AT_abc454_d [ABC454D] (xx)

You are given a string $ A $ consisting of `(`, `x`, `)`. You can perform the following two types of operations on $ A $ any number of times in any order. - Choose one occurrence of the substring `(xx)` in $ A $ and replace it with `xx`. - Choose one occurrence of the substring `xx` in $ A $ and replace it with `(xx)`. You are given a string $ B $ consisting of `(`, `x`, `)`. Determine whether you can make $ A $ equal to $ B $ . You are given $ T $ test cases; solve each of them. What is a substring A **substring** of $ S $ is a string obtained by deleting zero or more characters from the beginning and zero or more characters from the end of $ S $ . For example, `ab` is a substring of `abc`, but `ac` is not a substring of `abc`.

The input is given from Standard Input in the following format: > $ T $ $ \mathrm{case}_1 $ $ \mathrm{case}_2 $ $ \vdots $ $ \mathrm{case}_T $ Each test case is given in the following format: > $ A $ $ B $

Output $ T $ lines. The $ i $ -th line should contain the answer to the $ i $ -th test case. For each test case, output `Yes` if you can make $ A $ equal to $ B $ , and `No` otherwise.

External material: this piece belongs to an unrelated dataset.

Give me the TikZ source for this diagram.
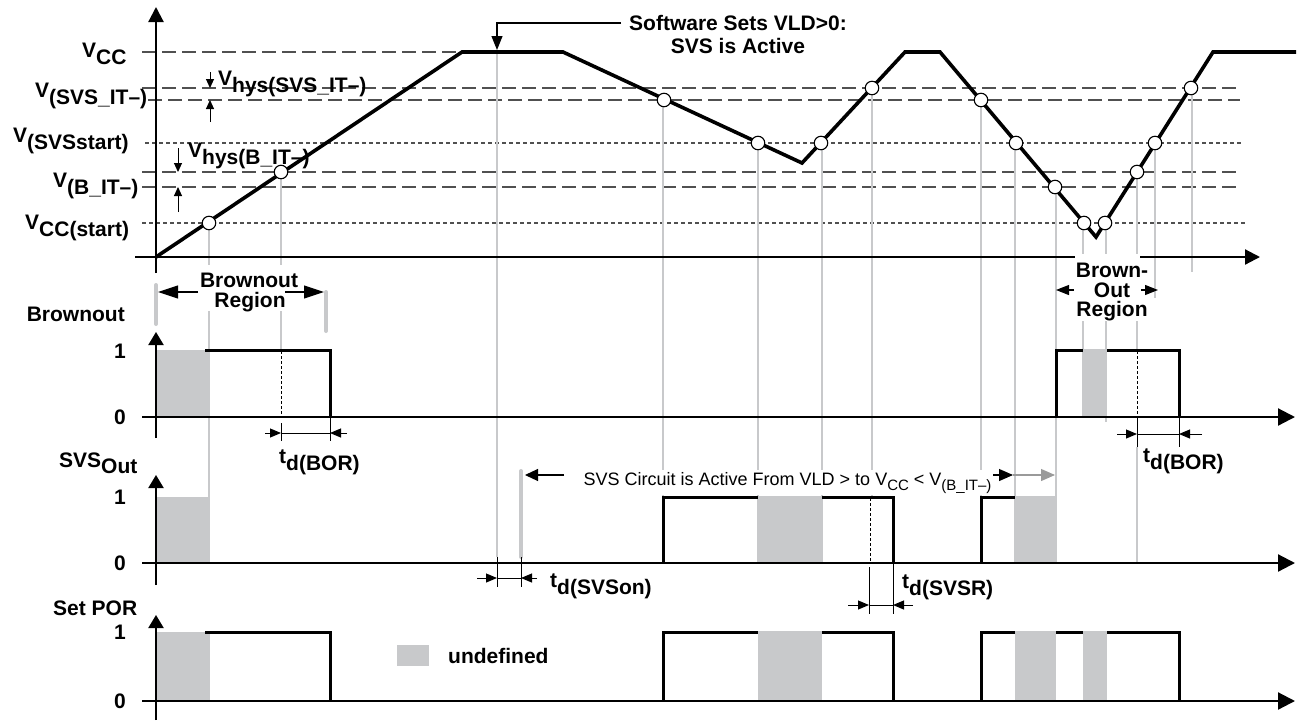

### Sample Explanation 1 For example, in the first test case, you can make $ A $ equal to $ B $ by the following procedure: - Replace the `(xx)` from the $ 1 $ st through $ 4 $ th characters of $ A $ with `xx`. After this operation, $ A $ is `xxx`. - Replace the `xx` from the $ 2 $ nd through $ 3 $ rd characters of $ A $ with `(xx)`. After this operation, $ A $ is `x(xx)`. ### Constraints - $ 1 \leq T \leq 3 \times 10^5 $ - $ A $ and $ B $ are strings of length between $ 1 $ and $ 2\times 10^6 $ , inclusive, consisting of `(`, `x`, `)`. - The sum of $ |A| + |B| $ over all test cases is at most $ 2 \times 10^6 $ (where $ |A| $ denotes the length of $ A $ ).